В силу этого возникает критика анализа как извне, так и изнутри психоаналитического отношения в форме сопротивления анализу. Обе они сходятся на том, что анализ представляет собой практику слишком отвлеченную от жизненных реалий субъекта, практику, которая оперирует со слишком абстрактными материями. Это приводит к его восприятию как излишне токсичной форме социального взаимодействия, поскольку эти несвойственные субъекту условия его речи воспроизводятся благодаря второму золотому правилу – правилу абстиненции, при помощи которой анализант специально депривируется, подвергается фрустрации, что в конечном счете позволяет поддерживать в нем определенный уровень тревоги. Анализант лишается пресловутой поддержки и возможности получать успокаивающее удовлетворение его якобы естественных потребностей в понимании и любовном отклике. Все это в конечном счете признается негуманным и опасным, якобы способным субъекта психотизировать и в еще большей степени дезадаптировать. Результатом таких воззрений и становится появление тех новых форм психоанализа, о которых было упомянуто выше.

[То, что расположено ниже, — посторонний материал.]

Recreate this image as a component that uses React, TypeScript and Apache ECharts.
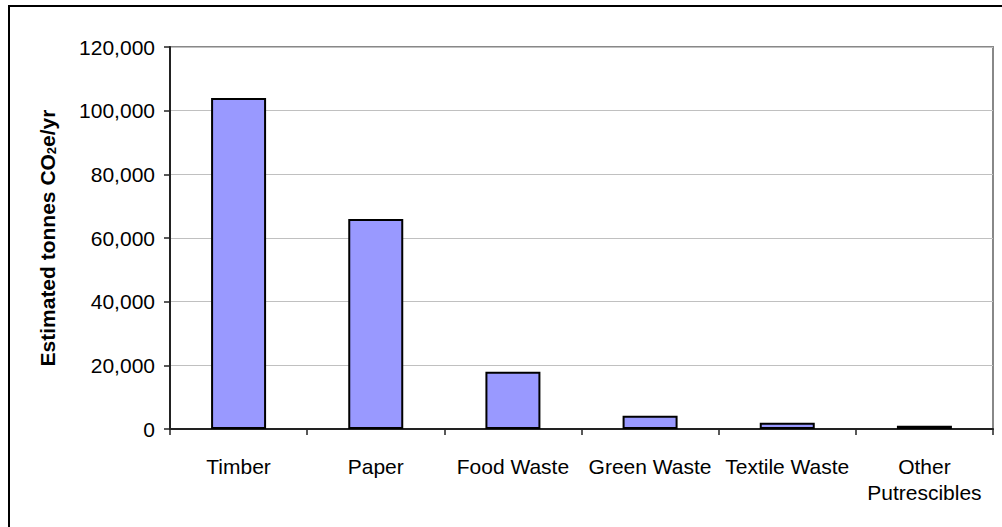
import React, { useEffect, useRef } from "react";
import * as echarts from "echarts";

const categories = ["Timber", "Paper", "Food Waste", "Green Waste", "Textile Waste", "Other\nPutrescibles"];
const values = [104000, 66000, 18000, 4200, 2000, 1000];
const yMin = 0;
const yMax = 120000;
const yInterval = 20000;
const yTitle = "Estimated tonnes CO{sub|2}e/yr";

const FONT = "'Liberation Sans', Arial, sans-serif";

export default function App() {
  const ref = useRef<HTMLDivElement>(null);
  useEffect(() => {
    if (!ref.current) return;
    const chart = echarts.init(ref.current, undefined, { renderer: "svg" });
    chart.setOption({
      animation: false,
      backgroundColor: "#ffffff",
      textStyle: { fontFamily: FONT },
      graphic: [
        {
          type: "rect",
          shape: { x: 9, y: 6, width: 1100, height: 600 },
          style: { fill: "none", stroke: "#000", lineWidth: 2 },
          silent: true,
          z: 100,
        },
      ],
      grid: {
        left: 170,
        right: 9,
        top: 47,
        bottom: 98,
        show: true,
        borderColor: "#888",
        borderWidth: 2,
        backgroundColor: "transparent",
      },
      xAxis: {
        type: "category",
        data: categories,
        boundaryGap: true,
        axisLine: { show: true, lineStyle: { color: "#222", width: 2 } },
        axisTick: { show: true, alignWithLabel: false, length: 6, lineStyle: { color: "#222", width: 1.5 } },
        axisLabel: {
          interval: 0,
          margin: 24,
          color: "#000",
          fontSize: 21,
          fontFamily: FONT,
          lineHeight: 26,
        },
        splitLine: { show: false },
      },
      yAxis: {
        type: "value",
        min: yMin,
        max: yMax,
        interval: yInterval,
        name: yTitle,
        nameLocation: "middle",
        nameGap: 112,
        nameRotate: 90,
        nameTextStyle: {
          color: "#000",
          fontSize: 21,
          fontWeight: "bold",
          fontFamily: FONT,
          rich: {
            sub: {
              fontSize: 13,
              fontWeight: "bold",
              fontFamily: FONT,
              color: "#000",
              verticalAlign: "bottom",
              padding: [6, 0, 0, 0],
            },
          },
        },
        axisLine: { show: true, lineStyle: { color: "#222", width: 2 } },
        axisTick: { show: true, length: 6, lineStyle: { color: "#222", width: 1.5 } },
        axisLabel: {
          margin: 15,
          color: "#000",
          fontSize: 21,
          fontFamily: FONT,
          formatter: (v: number) => v.toLocaleString("en-US"),
        },
        splitLine: { show: true, lineStyle: { color: "#c0c0c0", width: 1 } },
      },
      series: [
        {
          type: "bar",
          data: values,
          barWidth: 55,
          itemStyle: { color: "#9999ff", borderColor: "#000", borderWidth: 2 },
        },
      ],
    });
    return () => chart.dispose();
  }, []);
  return (
    <div
      ref={ref}
      style={{ position: "absolute", left: 0, top: 0, width: 1002, height: 527 }}
    />
  );
}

Сами анализируемые часто воспроизводят эту мифологию в своей аналитической речи, высказывая в адрес своего аналитика и анализа упреки и опасения. В части его искусственности субъект действительно испытывает неудобство, и даже невозможность, в силу того, что обнаруживает в себе неспособность высказать на кушетке то самое сокровенное и интимное, что как будто носит в себе, не будучи в состоянии открыть это никому и нигде более. Он сталкивается с тем, что на сессиях его речь оказывается весьма натянутой и надуманной, как будто бы действительно к его насущным нуждам никакого отношения не имеющей. Эта отвлеченность и абстрактный характер, конечно, не какая-то там иллюзия, оно и действительно имеет место быть. И многие субъекты, изначально не возлагающие на анализ больших надежд и не имеющие серьезных аналитических намерений, зачастую обнаруживают неспособность терпеть эту черту практики и анализ досрочно покидают. Однако справедливости ради надо отметить, что это важнейший продуктивный компонент анализа, без которого продвижения к его окончанию просто невозможно. Для того чтобы процесс распада воображаемых идентификаций был запущен и шел своим чередом, субъект вынужден раз за разом обнаруживать готовность в признании несостоятельности своей речи.

В связи с этим на определенных виражах анализа анализант склонен упрекать аналитика и анализ в целом в авантюризме и шарлатанстве. Именно в этом и заключается причина, по которой психоанализ всегда, с самого момента своего возникновения был отмечен неустранимым налетом этого самого шарлатанства. При этом важным является то, что этот авантюризм предстает не просто мелким наперсточничеством, но носит по истине монструозные масштабы, представая некой всеобъемлющей и всесильной машинерией, способной увлечь субъекта так далеко, что он окажется не в состоянии удерживать себя в допустимых рамках и непременно ввергнется во все тяжкие. Однако такие состояния анализируемого обычно длятся недолго и ни к чему подобному, ни к какому развязыванию привести не могут10. Никакой психотизацией работа с невротическим субъектом не грозит. Ну а к психозам аналитический метод в использовании образующей его и патогномоничной ему техники, техники, которая и делает психоанализ психоанализом – интерпретации, нацеленной на символизацию, – просто не применим.

Опять-таки, отметим злокозненность, производимую работой желания психоанализа, и на этом, кабинетном, уровне. Вместе с тем признаем и ее сугубую значимость для образования переноса на аналитическую практику как таковую. Не секрет, что именно яркий отсвет рискованности, стремление порвать оковы серых будней, оказаться по ту сторону обременительной и рутинной реальности, совершить бросок в неизвестность движет многими в решении припасть к сокровищам психоанализа. Альтернативная реальность, как уже было сказано, является для современности предметом одержимости, одновременно являясь ее структурным основанием. Ну а великие шарлатаны и мистификаторы никогда еще не переставали будоражить умы современников.